# Start of Data segment

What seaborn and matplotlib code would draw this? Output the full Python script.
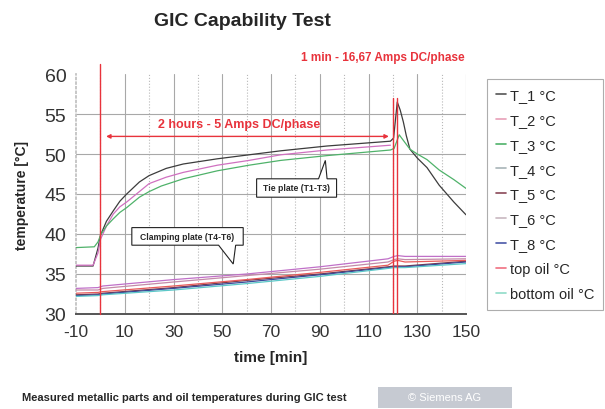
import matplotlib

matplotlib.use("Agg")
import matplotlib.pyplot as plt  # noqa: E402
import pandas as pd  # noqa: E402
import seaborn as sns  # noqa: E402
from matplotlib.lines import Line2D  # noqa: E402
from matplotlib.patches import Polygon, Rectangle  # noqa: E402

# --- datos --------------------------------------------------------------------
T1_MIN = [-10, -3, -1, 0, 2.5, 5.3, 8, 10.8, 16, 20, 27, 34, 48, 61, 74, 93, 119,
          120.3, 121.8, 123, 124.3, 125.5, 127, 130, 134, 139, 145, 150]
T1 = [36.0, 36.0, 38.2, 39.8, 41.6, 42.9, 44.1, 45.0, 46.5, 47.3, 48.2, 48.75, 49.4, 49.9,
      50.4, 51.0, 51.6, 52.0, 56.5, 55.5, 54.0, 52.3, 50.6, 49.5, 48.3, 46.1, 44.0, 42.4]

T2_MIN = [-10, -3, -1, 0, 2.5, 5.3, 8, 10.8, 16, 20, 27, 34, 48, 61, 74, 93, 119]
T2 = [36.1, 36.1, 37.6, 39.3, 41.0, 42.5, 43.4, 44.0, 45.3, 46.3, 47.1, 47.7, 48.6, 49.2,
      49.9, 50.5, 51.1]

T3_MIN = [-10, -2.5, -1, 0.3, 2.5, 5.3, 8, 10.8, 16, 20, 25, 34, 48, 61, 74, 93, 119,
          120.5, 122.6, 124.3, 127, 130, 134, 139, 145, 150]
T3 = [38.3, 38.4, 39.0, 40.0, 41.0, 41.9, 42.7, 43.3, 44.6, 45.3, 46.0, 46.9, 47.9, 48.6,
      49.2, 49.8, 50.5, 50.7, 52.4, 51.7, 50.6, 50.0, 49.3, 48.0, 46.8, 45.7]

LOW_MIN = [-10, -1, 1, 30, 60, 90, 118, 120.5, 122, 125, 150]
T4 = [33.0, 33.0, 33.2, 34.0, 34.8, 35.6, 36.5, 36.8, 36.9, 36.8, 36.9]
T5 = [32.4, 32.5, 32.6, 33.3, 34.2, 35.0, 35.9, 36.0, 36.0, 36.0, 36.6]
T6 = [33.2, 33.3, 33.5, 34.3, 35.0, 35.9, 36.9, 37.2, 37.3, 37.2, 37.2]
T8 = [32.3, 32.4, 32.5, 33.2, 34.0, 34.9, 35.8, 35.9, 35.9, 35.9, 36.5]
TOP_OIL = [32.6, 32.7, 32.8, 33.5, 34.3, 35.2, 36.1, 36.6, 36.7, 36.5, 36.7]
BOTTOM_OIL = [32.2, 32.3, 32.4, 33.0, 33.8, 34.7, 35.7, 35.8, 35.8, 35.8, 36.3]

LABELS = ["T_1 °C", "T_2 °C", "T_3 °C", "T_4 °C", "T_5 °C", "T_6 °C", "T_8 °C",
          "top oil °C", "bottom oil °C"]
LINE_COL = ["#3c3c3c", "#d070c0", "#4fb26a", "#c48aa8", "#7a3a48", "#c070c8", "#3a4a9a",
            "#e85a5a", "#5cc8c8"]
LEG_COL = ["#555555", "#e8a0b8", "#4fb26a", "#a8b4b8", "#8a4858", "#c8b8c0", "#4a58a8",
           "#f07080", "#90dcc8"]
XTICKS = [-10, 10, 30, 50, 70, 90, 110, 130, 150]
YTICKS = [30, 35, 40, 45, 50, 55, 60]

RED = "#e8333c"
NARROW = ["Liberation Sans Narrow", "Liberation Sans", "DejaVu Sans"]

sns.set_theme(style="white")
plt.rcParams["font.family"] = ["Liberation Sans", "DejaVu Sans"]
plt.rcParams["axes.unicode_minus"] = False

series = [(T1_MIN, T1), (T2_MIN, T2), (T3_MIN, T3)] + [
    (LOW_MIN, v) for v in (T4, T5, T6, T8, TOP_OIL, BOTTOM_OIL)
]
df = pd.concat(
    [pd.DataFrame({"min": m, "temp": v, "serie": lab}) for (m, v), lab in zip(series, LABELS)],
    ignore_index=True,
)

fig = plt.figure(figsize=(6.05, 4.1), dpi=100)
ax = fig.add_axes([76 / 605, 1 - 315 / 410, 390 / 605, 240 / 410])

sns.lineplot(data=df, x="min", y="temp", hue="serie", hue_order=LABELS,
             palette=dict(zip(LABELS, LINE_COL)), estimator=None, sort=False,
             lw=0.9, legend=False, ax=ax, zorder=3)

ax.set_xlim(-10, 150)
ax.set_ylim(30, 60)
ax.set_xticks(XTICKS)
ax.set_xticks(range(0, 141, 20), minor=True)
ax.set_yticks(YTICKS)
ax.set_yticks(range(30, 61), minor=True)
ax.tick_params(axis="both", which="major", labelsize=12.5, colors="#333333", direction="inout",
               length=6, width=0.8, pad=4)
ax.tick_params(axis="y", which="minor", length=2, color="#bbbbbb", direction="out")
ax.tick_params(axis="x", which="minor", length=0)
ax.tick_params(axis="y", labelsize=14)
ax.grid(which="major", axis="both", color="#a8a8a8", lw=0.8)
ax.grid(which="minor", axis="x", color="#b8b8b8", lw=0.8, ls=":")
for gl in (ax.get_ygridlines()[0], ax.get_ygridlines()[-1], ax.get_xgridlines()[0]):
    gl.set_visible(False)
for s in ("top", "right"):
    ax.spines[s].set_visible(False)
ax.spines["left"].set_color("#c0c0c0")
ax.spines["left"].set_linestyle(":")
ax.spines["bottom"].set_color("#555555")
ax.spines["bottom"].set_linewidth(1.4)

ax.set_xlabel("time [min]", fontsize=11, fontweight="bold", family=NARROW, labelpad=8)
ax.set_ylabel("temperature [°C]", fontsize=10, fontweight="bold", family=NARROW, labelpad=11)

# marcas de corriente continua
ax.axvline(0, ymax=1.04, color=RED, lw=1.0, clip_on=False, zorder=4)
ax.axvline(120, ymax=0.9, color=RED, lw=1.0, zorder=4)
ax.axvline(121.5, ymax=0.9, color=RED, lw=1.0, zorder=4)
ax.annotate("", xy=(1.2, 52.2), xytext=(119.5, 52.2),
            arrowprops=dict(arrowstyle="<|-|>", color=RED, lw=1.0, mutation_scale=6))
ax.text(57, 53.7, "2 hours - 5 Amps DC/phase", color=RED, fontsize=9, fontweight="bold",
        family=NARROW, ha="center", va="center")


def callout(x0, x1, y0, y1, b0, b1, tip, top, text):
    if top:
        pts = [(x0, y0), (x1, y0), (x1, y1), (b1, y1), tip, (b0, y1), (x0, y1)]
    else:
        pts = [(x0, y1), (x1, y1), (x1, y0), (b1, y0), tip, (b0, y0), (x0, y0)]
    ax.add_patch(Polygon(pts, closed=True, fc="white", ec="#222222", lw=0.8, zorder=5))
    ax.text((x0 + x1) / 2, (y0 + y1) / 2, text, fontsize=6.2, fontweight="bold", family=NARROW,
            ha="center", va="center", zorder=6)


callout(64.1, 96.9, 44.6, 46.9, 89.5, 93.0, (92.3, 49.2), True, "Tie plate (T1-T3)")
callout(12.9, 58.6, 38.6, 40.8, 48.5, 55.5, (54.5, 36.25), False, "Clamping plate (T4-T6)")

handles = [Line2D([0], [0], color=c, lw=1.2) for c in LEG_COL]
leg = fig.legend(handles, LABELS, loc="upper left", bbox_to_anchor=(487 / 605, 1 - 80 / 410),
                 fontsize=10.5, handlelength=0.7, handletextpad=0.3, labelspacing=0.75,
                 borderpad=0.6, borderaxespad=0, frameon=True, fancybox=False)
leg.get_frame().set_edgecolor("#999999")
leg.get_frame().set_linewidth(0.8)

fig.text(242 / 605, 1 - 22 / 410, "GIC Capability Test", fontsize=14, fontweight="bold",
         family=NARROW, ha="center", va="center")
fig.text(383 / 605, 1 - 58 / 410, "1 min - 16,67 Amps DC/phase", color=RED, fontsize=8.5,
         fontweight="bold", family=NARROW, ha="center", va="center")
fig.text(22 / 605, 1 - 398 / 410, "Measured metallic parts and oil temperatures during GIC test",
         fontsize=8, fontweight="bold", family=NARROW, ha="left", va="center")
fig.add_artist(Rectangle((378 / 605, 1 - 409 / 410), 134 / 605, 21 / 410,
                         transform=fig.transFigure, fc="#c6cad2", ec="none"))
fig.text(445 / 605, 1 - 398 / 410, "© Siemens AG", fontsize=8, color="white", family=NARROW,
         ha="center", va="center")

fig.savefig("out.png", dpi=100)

# End of Data segment

**Given instruction:**
Leave the pictures out and please restate exactly the lines running from the start of the material through the one with "49.9, 50.5, 51.1]".

**Exercise output:**
What seaborn and matplotlib code would draw this? Output the full Python script.
import matplotlib

matplotlib.use("Agg")
import matplotlib.pyplot as plt  # noqa: E402
import pandas as pd  # noqa: E402
import seaborn as sns  # noqa: E402
from matplotlib.lines import Line2D  # noqa: E402
from matplotlib.patches import Polygon, Rectangle  # noqa: E402

# --- datos --------------------------------------------------------------------
T1_MIN = [-10, -3, -1, 0, 2.5, 5.3, 8, 10.8, 16, 20, 27, 34, 48, 61, 74, 93, 119,
          120.3, 121.8, 123, 124.3, 125.5, 127, 130, 134, 139, 145, 150]
T1 = [36.0, 36.0, 38.2, 39.8, 41.6, 42.9, 44.1, 45.0, 46.5, 47.3, 48.2, 48.75, 49.4, 49.9,
      50.4, 51.0, 51.6, 52.0, 56.5, 55.5, 54.0, 52.3, 50.6, 49.5, 48.3, 46.1, 44.0, 42.4]

T2_MIN = [-10, -3, -1, 0, 2.5, 5.3, 8, 10.8, 16, 20, 27, 34, 48, 61, 74, 93, 119]
T2 = [36.1, 36.1, 37.6, 39.3, 41.0, 42.5, 43.4, 44.0, 45.3, 46.3, 47.1, 47.7, 48.6, 49.2,
      49.9, 50.5, 51.1]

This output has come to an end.